WRITTEN REQUEST — Report all lines holding "this".

[START DATA EXTRACT]

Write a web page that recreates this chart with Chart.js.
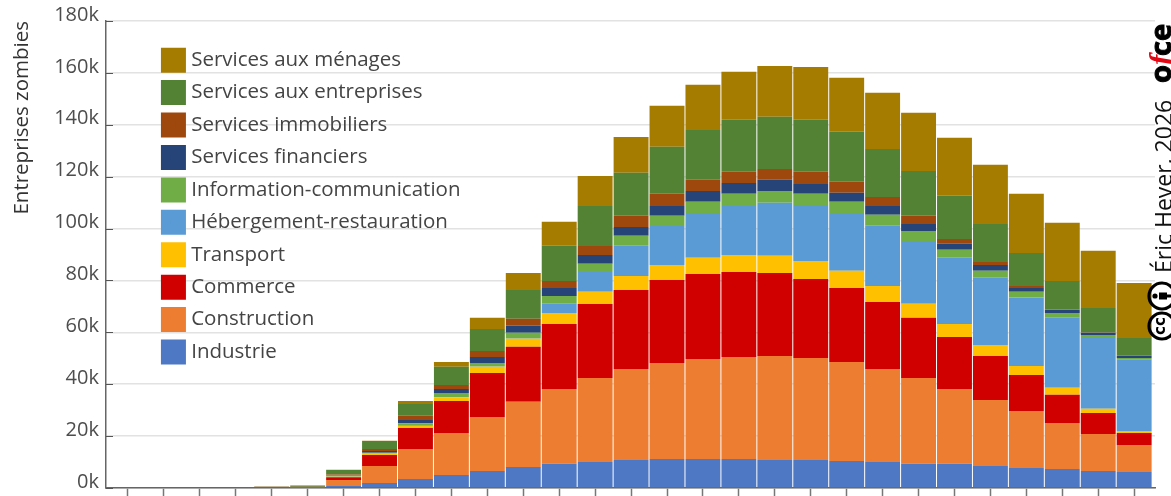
<!DOCTYPE html>
<html>
<head>
<meta charset="utf-8">
<title>Entreprises zombies</title>
<script src="https://cdn.jsdelivr.net/npm/chart.js@4"></script>
<style>
    html, body { margin: 0; padding: 0; background: #fff; }
    canvas { display: block; }
</style>
</head>
<body>
<canvas id="zombies" width="1171" height="496"></canvas>
<script>
    // positions on the time axis, the reference shows no labels under the ticks
    const periods = [0, 1, 2, 3, 4, 5, 6, 7, 8, 9, 10, 11, 12, 13, 14, 15, 16, 17, 18, 19, 20, 21, 22, 23, 24, 25, 26, 27, 28];
    const yTicks = [0, 20, 40, 60, 80, 100, 120, 140, 160, 180];

    // values in thousands of firms
    const industrie = [0, 0, 0, 0, .05, .1, .8, 1.9, 3.5, 5, 6.6, 8.1, 9.3, 10, 10.8, 11.2, 11.2, 11.2, 10.8, 10.8, 10.4, 10, 9.3, 9.3, 8.5, 7.7, 7.3, 6.6, 6.2];
    const construction = [0, 0, 0, 0, .05, .1, 2.3, 6.6, 11.5, 16.2, 20.8, 25.1, 28.9, 32.4, 35.1, 37, 38.5, 39.3, 40.1, 39.3, 38.2, 35.9, 33.1, 28.9, 25.4, 22, 17.8, 14.2, 10.4];
    const commerce = [0, 0, 0, 0, .05, .1, 1, 4.2, 8.1, 12.3, 16.9, 21.2, 25, 28.5, 30.4, 32, 32.8, 32.8, 32, 30.5, 28.5, 25.8, 23.2, 20, 17, 13.9, 10.8, 8.1, 4.6];
    const transport = [0, 0, 0, 0, .01, .02, .2, .5, .8, 1.5, 2.4, 3.1, 4.3, 4.7, 5.4, 5.8, 6.2, 6.5, 6.6, 6.9, 6.6, 6.2, 5.4, 5, 4.2, 3.4, 2.7, 1.6, .8];
    const hebergement = [0, 0, 0, 0, .01, .02, .1, .2, .1, .1, .1, .1, 3.5, 7.7, 11.7, 15, 17.3, 18.9, 20.4, 21.6, 22.3, 23.4, 24.2, 25.5, 25.9, 26.4, 27, 27.3, 27.4];
    const information = [0, 0, 0, 0, .01, .02, .3, .2, 1, 1.5, 1.4, 2.2, 3, 3.1, 3.8, 3.9, 4.3, 4.7, 4.6, 4.3, 4.3, 4, 3.9, 3.1, 2.7, 2.2, 1.9, 1.2, .7];
    const financiers = [0, 0, 0, 0, .02, .04, .2, .7, 1.2, 1.6, 2.3, 2.8, 3.1, 3.4, 3.4, 3.8, 4.2, 4.2, 4.3, 3.8, 3.5, 3.4, 2.7, 2.3, 2.3, 1.5, 1.1, .8, .8];
    const immobiliers = [0, 0, 0, 0, .3, .1, .3, .7, 1.6, 1.5, 2.3, 2.6, 2.7, 3.5, 4.3, 4.7, 4.3, 4.3, 4.2, 4.7, 4.2, 3.5, 3.1, 1.9, 1.1, .8, .2, .1, .1];
    const entreprises = [0, 0, 0, 0, .08, .48, 1.7, 3.1, 4.6, 7, 8.5, 11.1, 13.6, 15.4, 16.6, 18.1, 19.2, 20, 20.1, 20, 19.3, 18.5, 17.3, 16.6, 14.7, 12.7, 11, 9.5, 6.8];
    const menages = [0, 0, 0, 0, .02, .02, .1, .1, 1.1, 1.9, 4.3, 6.6, 9.2, 11.6, 13.8, 15.8, 17.4, 18.5, 19.6, 20.4, 20.8, 21.6, 22.4, 22.4, 22.8, 22.8, 22.4, 22, 21.2];

    const seriesNames = ["Industrie", "Construction", "Commerce", "Transport", "Hébergement-restauration", "Information-communication", "Services financiers", "Services immobiliers", "Services aux entreprises", "Services aux ménages"];
    const seriesValues = [industrie, construction, commerce, transport, hebergement, information, financiers, immobiliers, entreprises, menages];
    const seriesColors = ["#4e78c4", "#ed7d31", "#d00000", "#ffc000", "#5b9bd5", "#70ad47", "#264478", "#9e480e", "#548235", "#a67c00"];

    const datasets = [];
    for (let i = 0; i < seriesNames.length; i++) {
        datasets.push({
            label: seriesNames[i],
            data: seriesValues[i],
            backgroundColor: seriesColors[i],
            borderWidth: 0,
            barPercentage: 1,
            categoryPercentage: 0.972
        });
    }

    // y ticks point inwards, moves the legend inside the plot, and the credit on the right
    const extras = {
        id: "extras",
        afterUpdate: function(chart) {
            chart.legend.left = 154;
            chart.legend.top = 38;
        },
        afterDatasetsDraw: function(chart) {
            const ctx = chart.ctx;
            const y = chart.scales.y;
            ctx.save();
            ctx.strokeStyle = "#555";
            ctx.lineWidth = 1;
            y.ticks.forEach(function(t) {
                const py = Math.round(y.getPixelForValue(t.value)) + 0.5;
                ctx.beginPath();
                ctx.moveTo(chart.chartArea.left, py);
                ctx.lineTo(chart.chartArea.left + 7, py);
                ctx.stroke();
            });
            ctx.restore();
        },
        afterDraw: function(chart) {
            const ctx = chart.ctx;
            ctx.save();
            ctx.translate(1171, 0);
            ctx.rotate(-Math.PI / 2);
            // after the rotation x runs upwards (-y on screen) and y runs to the right
            ctx.textBaseline = "alphabetic";
            ctx.fillStyle = "#111";
            ctx.font = "23px 'Open Sans'";
            ctx.fillText("Éric Hever, 2026", -273, 1);

            ctx.lineWidth = 1;
            ctx.strokeStyle = "#000";
            ctx.fillStyle = "#000";
            ctx.font = "bold 29px 'Open Sans'";
            ctx.fillText("o", -83, 0);
            ctx.strokeText("o", -83, 0);
            ctx.fillStyle = "#e30613";
            ctx.font = "italic bold 31px 'Liberation Serif'";
            ctx.fillText("f", -65, 0);
            ctx.fillStyle = "#000";
            ctx.font = "bold 29px 'Open Sans'";
            ctx.fillText("ce", -56, 0);
            ctx.strokeText("ce", -56, 0);

            // cc and person badges
            ctx.strokeStyle = "#000";
            ctx.lineWidth = 3.2;
            ctx.beginPath();
            ctx.arc(-326, -9, 13, 0, Math.PI * 2);
            ctx.stroke();
            ctx.beginPath();
            ctx.arc(-296, -9, 13, 0, Math.PI * 2);
            ctx.stroke();
            ctx.font = "bold 15px 'DejaVu Sans'";
            ctx.textAlign = "center";
            ctx.textBaseline = "middle";
            ctx.fillText("cc", -326, -10);
            ctx.beginPath();
            ctx.arc(-296, -16, 2.6, 0, Math.PI * 2);
            ctx.fill();
            ctx.fillRect(-299.5, -12, 7, 8);
            ctx.fillRect(-297.5, -5, 3, 5);
            ctx.restore();
        }
    };

    new Chart(document.getElementById("zombies"), {
        type: "bar",
        data: { labels: periods, datasets: datasets },
        plugins: [extras],
        options: {
            responsive: false,
            animation: false,
            layout: { padding: { top: 21, right: 16, left: 0, bottom: 0 } },
            plugins: {
                tooltip: { enabled: false },
                legend: {
                    position: "chartArea",
                    align: "start",
                    reverse: true,
                    labels: {
                        font: { family: "'Open Sans'", size: 20.5 },
                        color: "#444",
                        boxWidth: 15,
                        boxHeight: 15,
                        padding: 11.93,
                        // a thick stroke round a small box puts the text nearer the swatch
                        generateLabels: function(chart) {
                            return chart.data.datasets.map(function(d, i) {
                                return { text: d.label, fillStyle: d.backgroundColor, strokeStyle: d.backgroundColor, lineWidth: 10, fontColor: "#444", datasetIndex: i };
                            });
                        }
                    }
                }
            },
            scales: {
                x: {
                    type: "linear",
                    stacked: true,
                    offset: false,
                    min: -0.612,
                    max: 28.58,
                    afterBuildTicks: function(scale) {
                        scale.ticks = periods.map(function(p) { return { value: p }; });
                    },
                    afterFit: function(scale) { scale.height = 8; },
                    ticks: { display: false },
                    border: { color: "#666", width: 1.5 },
                    grid: { offset: false, drawOnChartArea: false, drawTicks: true, tickLength: 8, tickColor: "#777", tickWidth: 1.5 }
                },
                y: {
                    stacked: true,
                    min: 0,
                    max: 180,
                    afterBuildTicks: function(scale) {
                        scale.ticks = yTicks.map(function(v) { return { value: v }; });
                    },
                    afterFit: function(scale) {
                        scale.width = 106;
                        scale.paddingBottom = 0;
                        scale.paddingTop = 0;
                    },
                    ticks: {
                        padding: 7,
                        labelOffset: -6,
                        color: "#4d4d4d",
                        font: { family: "'Open Sans'", size: 20 },
                        callback: function(v) { return v + "k"; }
                    },
                    border: { color: "#666", width: 1.5 },
                    grid: { color: "#e2e2e2", lineWidth: 1.5, drawTicks: false },
                    title: {
                        display: true,
                        text: "Entreprises zombies",
                        align: "end",
                        color: "#333",
                        font: { family: "'Open Sans'", size: 20.5 },
                        padding: { top: 10, bottom: 0 }
                    }
                }
            }
        }
    });
</script>
</body>
</html>
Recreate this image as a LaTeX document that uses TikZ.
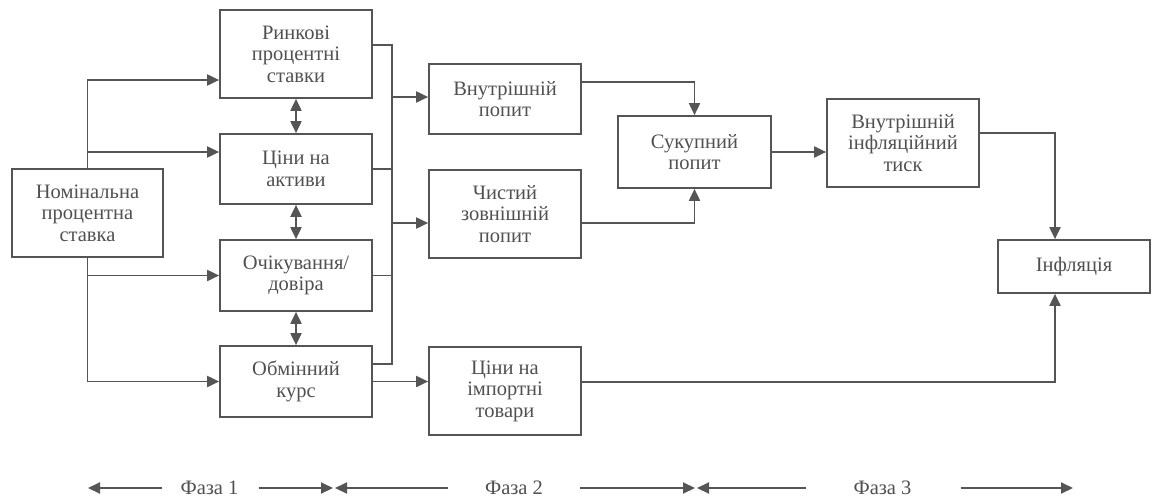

[END DATA EXTRACT]

COMPLETE OUTPUT —
Write a web page that recreates this chart with Chart.js.
Recreate this image as a LaTeX document that uses TikZ.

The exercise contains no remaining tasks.